- Also known as: Mike Stokes
- Born: Michael Lee Stokes September 26, 1955 (age 70) Detroit, Michigan, United States
- Genres: R&B, dance, soul, disco, funk
- Occupations: Musician, record producer, songwriter
- Instrument: Keyboards
- Years active: 1970–present
- Labels: Sussex, Roadshow, A&M, Motown

= Michael Stokes (music producer) =

American record producer and songwriter (born 1955)

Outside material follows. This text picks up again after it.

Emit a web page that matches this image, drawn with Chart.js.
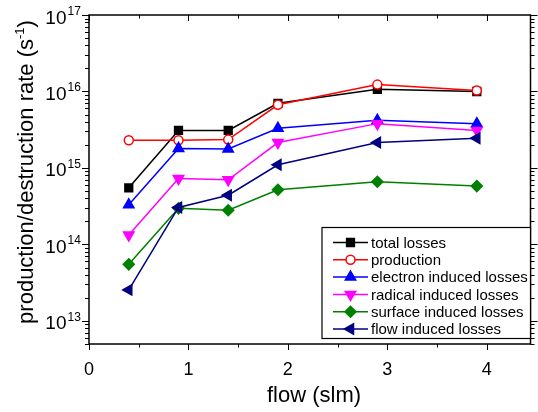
<!DOCTYPE html>
<html>
<head>
<meta charset="utf-8">
<script src="https://cdn.jsdelivr.net/npm/chart.js@4.4.0/dist/chart.umd.min.js"></script>
<style>
html, body { margin: 0; padding: 0; background: #fff; }
canvas { display: block; }
</style>
</head>
<body>
<canvas id="graph" width="538" height="412"></canvas>
<script>
// flow in slm, rates in s^-1
const flowValues = [0.4, 0.9, 1.4, 1.9, 2.9, 3.9];
const totalLosses = [5.5e14, 3.1e15, 3.1e15, 7.0e15, 1.07e16, 1.0e16];
const production = [2.3e15, 2.3e15, 2.35e15, 6.7e15, 1.23e16, 1.03e16];
const electronLosses = [3.3e14, 1.8e15, 1.77e15, 3.3e15, 4.2e15, 3.8e15];
const radicalLosses = [1.33e14, 7.3e14, 7.0e14, 2.15e15, 3.8e15, 3.1e15];
const surfaceLosses = [5.5e13, 2.97e14, 2.8e14, 5.2e14, 6.6e14, 5.8e14];
const flowLosses = [2.55e13, 3.05e14, 4.4e14, 1.1e15, 2.15e15, 2.45e15];

const xTickValues = [0, 1, 2, 3, 4];
const yDecades = [13, 14, 15, 16, 17];

const FONT = "'Liberation Sans', Arial, sans-serif";

function pairs(ys) {
    return flowValues.map((x, i) => ({ x: x, y: ys[i] }));
}

function series(label, ys, color, style, rotation, radius, fill, order) {
    return {
        label: label,
        data: pairs(ys),
        borderColor: color,
        backgroundColor: color,
        pointBackgroundColor: fill,
        pointBorderColor: color,
        pointStyle: style,
        rotation: rotation,
        pointRadius: radius,
        pointHoverRadius: radius,
        pointBorderWidth: 1.5,
        borderWidth: 1.5,
        showLine: true,
        order: order
    };
}

const datasets = [
    series('total losses', totalLosses, '#000000', 'rect', 0, 5.5, '#000000', 6),
    series('production', production, '#ff0000', 'circle', 0, 4.5, '#ffffff', 5),
    series('electron induced losses', electronLosses, '#0000ff', 'triangle', 0, 6, '#0000ff', 4),
    series('radical induced losses', radicalLosses, '#ff00ff', 'triangle', 180, 6, '#ff00ff', 3),
    series('surface induced losses', surfaceLosses, '#008000', 'rectRot', 0, 5.5, '#008000', 2),
    series('flow induced losses', flowLosses, '#000080', 'triangle', 270, 6, '#000080', 1)
];

// same marker shapes as the chart points, for the legend
function marker(ctx, style, rotation, r, x, y) {
    const rad = rotation * Math.PI / 180;
    ctx.beginPath();
    if (style === 'circle') {
        ctx.arc(x, y, r, 0, Math.PI * 2);
    } else if (style === 'rect') {
        const s = r * Math.SQRT1_2;
        ctx.rect(x - s, y - s, 2 * s, 2 * s);
    } else if (style === 'rectRot') {
        ctx.moveTo(x - r, y);
        ctx.lineTo(x, y - r);
        ctx.lineTo(x + r, y);
        ctx.lineTo(x, y + r);
    } else if (style === 'triangle') {
        let a = rad;
        ctx.moveTo(x + Math.sin(a) * r, y - Math.cos(a) * r);
        a += 2 * Math.PI / 3;
        ctx.lineTo(x + Math.sin(a) * r, y - Math.cos(a) * r);
        a += 2 * Math.PI / 3;
        ctx.lineTo(x + Math.sin(a) * r, y - Math.cos(a) * r);
    }
    ctx.closePath();
    ctx.fill();
    ctx.stroke();
}

function seg(ctx, x1, y1, x2, y2) {
    ctx.beginPath();
    ctx.moveTo(x1, y1);
    ctx.lineTo(x2, y2);
    ctx.stroke();
}

const axesFrame = {
    id: 'axesFrame',
    afterDraw(chart) {
        const ctx = chart.ctx;
        const a = chart.chartArea;
        const xs = chart.scales.x;
        const ys = chart.scales.y;
        ctx.save();
        ctx.strokeStyle = '#000';
        ctx.fillStyle = '#000';

        // tick marks: bottom/left outward, top inward, right outward
        ctx.lineWidth = 1;
        for (let v = 0; v <= xs.max + 1e-9; v += 0.5) {
            const px = Math.round(xs.getPixelForValue(v)) + 0.5;
            const major = Math.abs(v - Math.round(v)) < 1e-9;
            const len = major ? 6 : 3.5;
            seg(ctx, px, a.bottom, px, a.bottom + len);
            seg(ctx, px, a.top, px, a.top + len);
        }
        for (let e = 12; e <= 17; e++) {
            for (let m = 1; m <= 9; m++) {
                const v = m * Math.pow(10, e);
                if (v < ys.min * 0.999 || v > ys.max * 1.001) continue;
                const py = Math.round(ys.getPixelForValue(v)) + 0.5;
                const len = m === 1 ? 7 : 4;
                seg(ctx, a.left - len, py, a.left, py);
                seg(ctx, a.right, py, a.right + len, py);
            }
        }

        ctx.lineWidth = 1.5;
        ctx.strokeRect(a.left, a.top, a.right - a.left, a.bottom - a.top);

        // x tick labels
        ctx.font = '18px ' + FONT;
        ctx.textAlign = 'center';
        ctx.textBaseline = 'alphabetic';
        xTickValues.forEach(v => {
            ctx.fillText(String(v), xs.getPixelForValue(v), a.bottom + 31);
        });

        // y tick labels as 10 with superscript exponent
        yDecades.forEach(e => {
            const py = ys.getPixelForValue(Math.pow(10, e));
            ctx.font = '19px ' + FONT;
            ctx.textAlign = 'right';
            ctx.fillText('10', 66.5, py + 8.5);
            ctx.font = '12px ' + FONT;
            ctx.textAlign = 'left';
            ctx.fillText(String(e), 67.5, py);
        });

        // x title
        ctx.font = '22px ' + FONT;
        ctx.textAlign = 'center';
        ctx.fillText('flow (slm)', 314, 401.5);

        // y title, rotated, with s^-1
        ctx.save();
        ctx.translate(33, 172);
        ctx.rotate(-Math.PI / 2);
        const main = 'production/destruction rate (s';
        ctx.font = '22px ' + FONT;
        const wMain = ctx.measureText(main).width;
        const wClose = ctx.measureText(')').width;
        ctx.font = '13px ' + FONT;
        const wSup = ctx.measureText('-1').width;
        let tx = -(wMain + wSup + wClose) / 2;
        ctx.textAlign = 'left';
        ctx.font = '22px ' + FONT;
        ctx.fillText(main, tx, 0);
        tx += wMain;
        ctx.font = '13px ' + FONT;
        ctx.fillText('-1', tx, -9);
        tx += wSup;
        ctx.font = '22px ' + FONT;
        ctx.fillText(')', tx, 0);
        ctx.restore();

        // legend box
        const box = { left: 322, top: 227.5, right: 530.5, bottom: 338.5 };
        ctx.fillStyle = '#fff';
        ctx.fillRect(box.left, box.top, box.right - box.left, box.bottom - box.top);
        ctx.lineWidth = 1.2;
        ctx.strokeStyle = '#000';
        ctx.strokeRect(box.left, box.top, box.right - box.left, box.bottom - box.top);
        ctx.font = '15px ' + FONT;
        ctx.textBaseline = 'middle';
        ctx.textAlign = 'left';
        datasets.forEach((d, i) => {
            const ry = 242.5 + i * 17.3;
            ctx.strokeStyle = d.borderColor;
            ctx.lineWidth = 1.5;
            seg(ctx, 333, ry, 368, ry);
            ctx.fillStyle = d.pointBackgroundColor;
            marker(ctx, d.pointStyle, d.rotation, d.pointRadius, 350.5, ry);
            ctx.fillStyle = '#000';
            ctx.fillText(d.label, 371, ry + 1);
        });
        ctx.restore();
    }
};

const graph = new Chart(document.getElementById('graph').getContext('2d'), {
    type: 'scatter',
    data: { datasets: datasets },
    options: {
        responsive: false,
        animation: false,
        layout: { padding: { left: 89, right: 5, top: 15, bottom: 68 } },
        scales: {
            x: { type: 'linear', min: 0, max: 4.44, display: false },
            y: { type: 'logarithmic', min: 5e12, max: 1e17, display: false }
        },
        plugins: {
            legend: { display: false },
            tooltip: { enabled: false }
        }
    },
    plugins: [axesFrame]
});
</script>
</body>
</html>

Michael Stokes (born September 26, 1955, in Detroit, Michigan) is an American record producer, former A&M Records executive and songwriter, who is best known for producing Enchantment, working with Janet Jackson and Creative Source.

==Biography==
Stokes first rose to prominence in the early 1970s working with Clarence Avant on his Sussex Records label, when writing for and producing acts such as Bill Withers, Creative Source, The Soul Searchers, Faith, Hope & Charity, and Dennis Coffey. When Sussex folded in June 1975, Stokes moved over to Roadshow Records. More success came writing and producing Enchantment's first three albums, along with writing songs for Brass Construction, BT Express, Shirley Caesar (1978), and then Nature's Divine on Infinity Records (1979). In the early 1980s, Stokes took over as A&R at A&M Records where he signed Janet Jackson. Stokes has continued to songwrite and produce, working with L.T.D "Kickin' Back"(1981), Active Force (1983), Enchantment (1983), Magic Lady (1988), Sherrick (1987), Patti LaBelle (1991), Morris Day (1992), Smokey Robinson, Gladys Knight, and Jesse Powell.
The journalist Paul Grein, who writes for Billboard, also for The Los Angeles Times, The Hollywood Reporter, Yahoo, Stereogum, The Grammy Awards, Hits, and The Tolucan Times quoted Michael Stokes working alongside Herb Alpert, as he said in his own words the "millifluous" 1981 album Magic Man. This quotation is in the inlay details of A&M Classics Volume 20 CD by Herb Alpert (1987), that celebrated the A&M label's 25th anniversary.